*EXERCISE BRIEF*
The lines from the top of the material below through the line containing "grid_values = [0.47]" are to be printed exactly, with pictures omitted.

Rows from a dataset
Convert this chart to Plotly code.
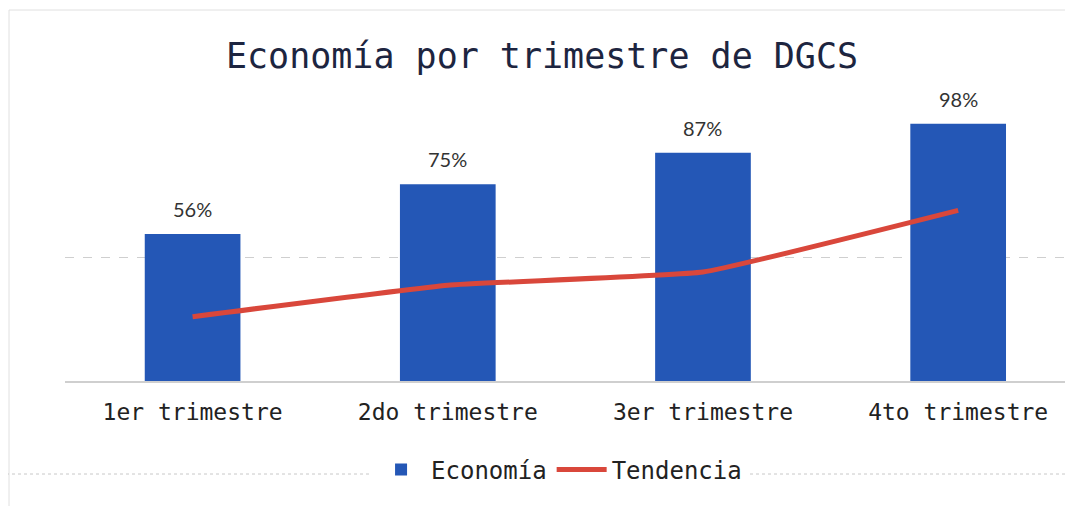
import plotly.graph_objects as go

categories = ["1er trimestre", "2do trimestre", "3er trimestre", "4to trimestre"]
economia = [0.56, 0.75, 0.87, 0.98]
economia_labels = ["56%", "75%", "87%", "98%"]
tendencia = [0.245, 0.365, 0.415, 0.65]
grid_values = [0.47]

# the page adds an 8px body margin, so the figure is drawn 8px smaller
OFF = 8
W, H = 1073 - OFF, 506 - OFF
ML, MR, MT, MB = 65 - OFF, 0, 66 - OFF, 125
PW, PH = W - ML - MR, H - MT - MB

BLUE = "#2457b6"
RED = "#d9473b"
MONO = "DejaVu Sans Mono"

fig = go.Figure()
fig.add_trace(go.Bar(
    x=categories, y=economia, name="Economía",
    marker=dict(color=BLUE, line=dict(width=0)),
    width=0.375,
))
fig.add_trace(go.Scatter(
    x=categories, y=tendencia, name="Tendencia", mode="lines",
    line=dict(color=RED, width=5, shape="spline", smoothing=0.3),
))

for c, v, t in zip(categories, economia, economia_labels):
    fig.add_annotation(x=c, y=v, text=t, showarrow=False, yanchor="bottom",
                       yshift=11, font=dict(family="Lato, Open Sans", size=20, color="#333333"))

def px_to_paper_x(px):
    return (px - OFF - ML) / PW

def px_to_paper_y(py):
    return (H - MB - (py - OFF)) / PH

# faint outer frame of the scanned chart
fig.add_shape(type="rect", xref="paper", yref="paper",
              x0=px_to_paper_x(9), x1=px_to_paper_x(1090),
              y0=px_to_paper_y(530), y1=px_to_paper_y(10),
              line=dict(color="#e0e0e0", width=1), layer="below")
fig.add_shape(type="line", xref="paper", yref="paper",
              x0=px_to_paper_x(0), x1=px_to_paper_x(1073),
              y0=px_to_paper_y(474), y1=px_to_paper_y(474),
              line=dict(color="#c8c8c8", width=1, dash="dot"), layer="below")

fig.update_layout(
    width=W, height=H,
    margin=dict(l=ML, r=MR, t=MT, b=MB),
    paper_bgcolor="white", plot_bgcolor="white",
    title=dict(text="Economía por trimestre de DGCS", x=(542 - OFF) / W, xanchor="center",
               y=1 - (56 - OFF) / H, yanchor="middle", yref="container",
               font=dict(family=MONO, size=35, color="#1d2540")),
    xaxis=dict(range=[-0.5, 3.45], showline=True, linecolor="#cfcfcf", linewidth=1.5,
               ticks="outside", ticklen=10, tickcolor="rgba(0,0,0,0)",
               tickfont=dict(family=MONO, size=23, color="#222222"),
               showgrid=False, zeroline=False, fixedrange=True, automargin=False),
    yaxis=dict(range=[0, 1.2], tickvals=grid_values, showticklabels=False,
               showgrid=True, gridcolor="#cfcfcf", griddash="dash", gridwidth=1,
               zeroline=False, showline=False, fixedrange=True, automargin=False),
    legend=dict(orientation="h", x=(530 - OFF) / W, xanchor="center", y=1 - (470 - OFF) / H,
                yanchor="middle", yref="container", bgcolor="white",
                font=dict(family=MONO, size=24, color="#222222"),
                itemwidth=50, traceorder="normal"),
    showlegend=True,
)

fig.write_html("out.html")
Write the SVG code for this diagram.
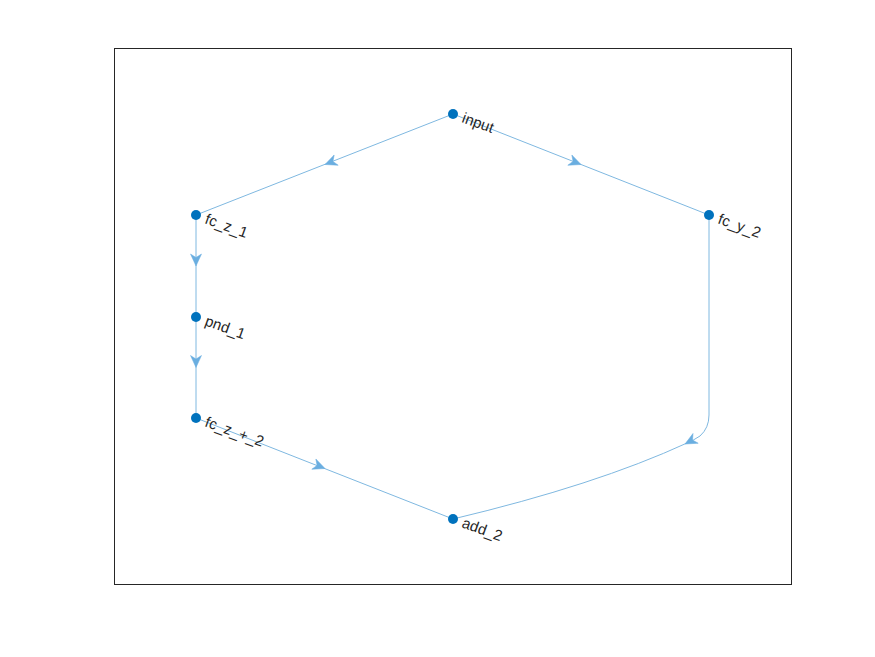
<svg xmlns="http://www.w3.org/2000/svg" width="875" height="657" viewBox="0 0 875 657">
<style>
.edge{fill:none;stroke:#7fb8e0;stroke-width:1}
.arr{fill:#6aaee0;stroke:#6aaee0;stroke-width:0.5}
.node{fill:#0072bd}
.lbl{font-family:"Liberation Sans",Arial,sans-serif;font-size:15px;fill:#262626}
</style>
<defs>
<path id="ah" d="M0,0 L-12,-5.5 L-8.5,0 L-12,5.5 Z"/>
</defs>
<rect x="0" y="0" width="875" height="657" fill="#ffffff"/>
<rect x="114.5" y="48.5" width="677" height="536" fill="#ffffff" stroke="#262626" stroke-width="1"/>
<g id="connectors">
<path class="edge" d="M453,114 L196,215"/>
<path class="edge" d="M453,114 L709,215"/>
<path class="edge" d="M196,215 L196,317"/>
<path class="edge" d="M196,317 L196,418"/>
<path class="edge" d="M196,418 L453,519"/>
<path class="edge" d="M709,215 L709,415 Q709,428 700,436 Q694,440 687,443 Q596,485 453,519"/>
<use href="#ah" class="arr" transform="translate(325,164.5) rotate(158.5)"/>
<use href="#ah" class="arr" transform="translate(581,164.5) rotate(21.5)"/>
<use href="#ah" class="arr" transform="translate(196,266) rotate(90)"/>
<use href="#ah" class="arr" transform="translate(196,367.5) rotate(90)"/>
<use href="#ah" class="arr" transform="translate(325,468.5) rotate(21.5)"/>
<use href="#ah" class="arr" transform="translate(685,444) rotate(152)"/>
</g>
<g id="n-input"><circle class="node" cx="453" cy="114" r="5"/><text class="lbl" x="461" y="122" transform="rotate(20 461 122)">input</text></g>
<g id="n-fc_z_1"><circle class="node" cx="196" cy="215" r="5"/><text class="lbl" x="204" y="223" transform="rotate(20 204 223)">fc_z_1</text></g>
<g id="n-pnd_1"><circle class="node" cx="196" cy="317" r="5"/><text class="lbl" x="204" y="325" transform="rotate(20 204 325)">pnd_1</text></g>
<g id="n-fc_z_plus_2"><circle class="node" cx="196" cy="418" r="5"/><text class="lbl" x="204" y="426" transform="rotate(20 204 426)">fc_z_+_2</text></g>
<g id="n-add_2"><circle class="node" cx="453" cy="519" r="5"/><text class="lbl" x="461" y="527" transform="rotate(20 461 527)">add_2</text></g>
<g id="n-fc_y_2"><circle class="node" cx="709" cy="215" r="5"/><text class="lbl" x="717" y="223" transform="rotate(20 717 223)">fc_y_2</text></g>
</svg>
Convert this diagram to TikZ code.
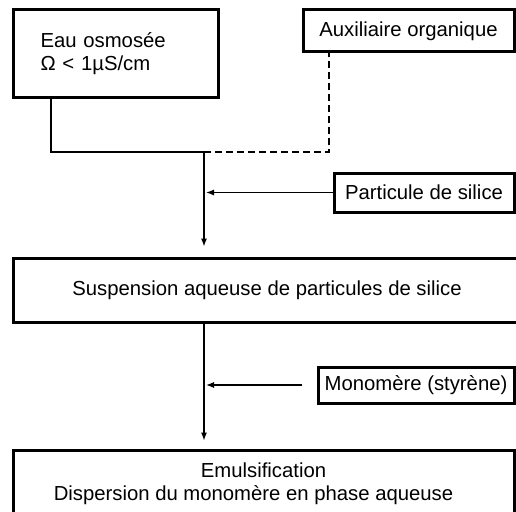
\documentclass[tikz,border=0pt]{standalone}
\usepackage{fontspec}
\setmainfont{Liberation Sans}
\usetikzlibrary{arrows.meta,positioning,calc}

\tikzset{
    stepbox/.style={draw, rectangle, line width=3pt, inner sep=0pt},
    flow/.style={line width=1.1pt, >={Latex[length=8pt,width=6pt]}},
    dashflow/.style={line width=1.1pt, dash pattern=on 7pt off 4pt}
}

\begin{document}
\begin{tikzpicture}[x=1pt, y=-1pt, font=\fontsize{20.3}{23}\selectfont]
    \useasboundingbox (0,0) rectangle (516,511);
    \clip (0,0) rectangle (516,511);

    % input boxes
    \node[stepbox, minimum width=205pt, minimum height=87pt, text width=150pt, align=left] (eau) at (115.5,53.5) {Eau osmosée\\ Ω < 1µS/cm};
    \node[stepbox, minimum width=211pt, minimum height=42pt] (aux) at (408.5,31) {Auxiliaire organique};
    \node[stepbox, minimum width=180pt, minimum height=39pt] (part) at (424,192.5) {Particule de silice};
    \node[stepbox, minimum width=196pt, minimum height=36pt] (mono) at (416,385) {Monomère (styrène)};

    % process boxes
    \node[stepbox, minimum width=508pt, minimum height=64pt] (susp) at (267,290) {Suspension aqueuse de particules de silice};
    \node[stepbox, minimum width=501pt, minimum height=68pt, align=center] (emul) at (263.5,484) {Emulsification\\ \hspace*{-20pt}Dispersion du monomère en phase aqueuse};

    % junction points
    \coordinate (jl) at (51,152);
    \coordinate (j) at (204,152);
    \coordinate (jr) at (329,152);

    \draw[flow] (eau.south -| jl) -- (jl) -- (j);
    \draw[dashflow] (j) -- (jr) -- (aux.south -| jr);
    \draw[flow, ->, shorten >=10pt] (j) -- (susp.north -| j);
    \draw[flow, ->, shorten >=2pt] (part.west) -- (j |- part.west);
    \draw[flow, ->, shorten >=8pt] (susp.south -| j) -- (emul.north -| j);
    \draw[flow, ->, shorten >=2pt] ([xshift=-15pt]mono.west) -- (j |- mono.west);
\end{tikzpicture}
\end{document}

*TASK OUTPUT*
Convert this chart to Plotly code.
import plotly.graph_objects as go

categories = ["1er trimestre", "2do trimestre", "3er trimestre", "4to trimestre"]
economia = [0.56, 0.75, 0.87, 0.98]
economia_labels = ["56%", "75%", "87%", "98%"]
tendencia = [0.245, 0.365, 0.415, 0.65]
grid_values = [0.47]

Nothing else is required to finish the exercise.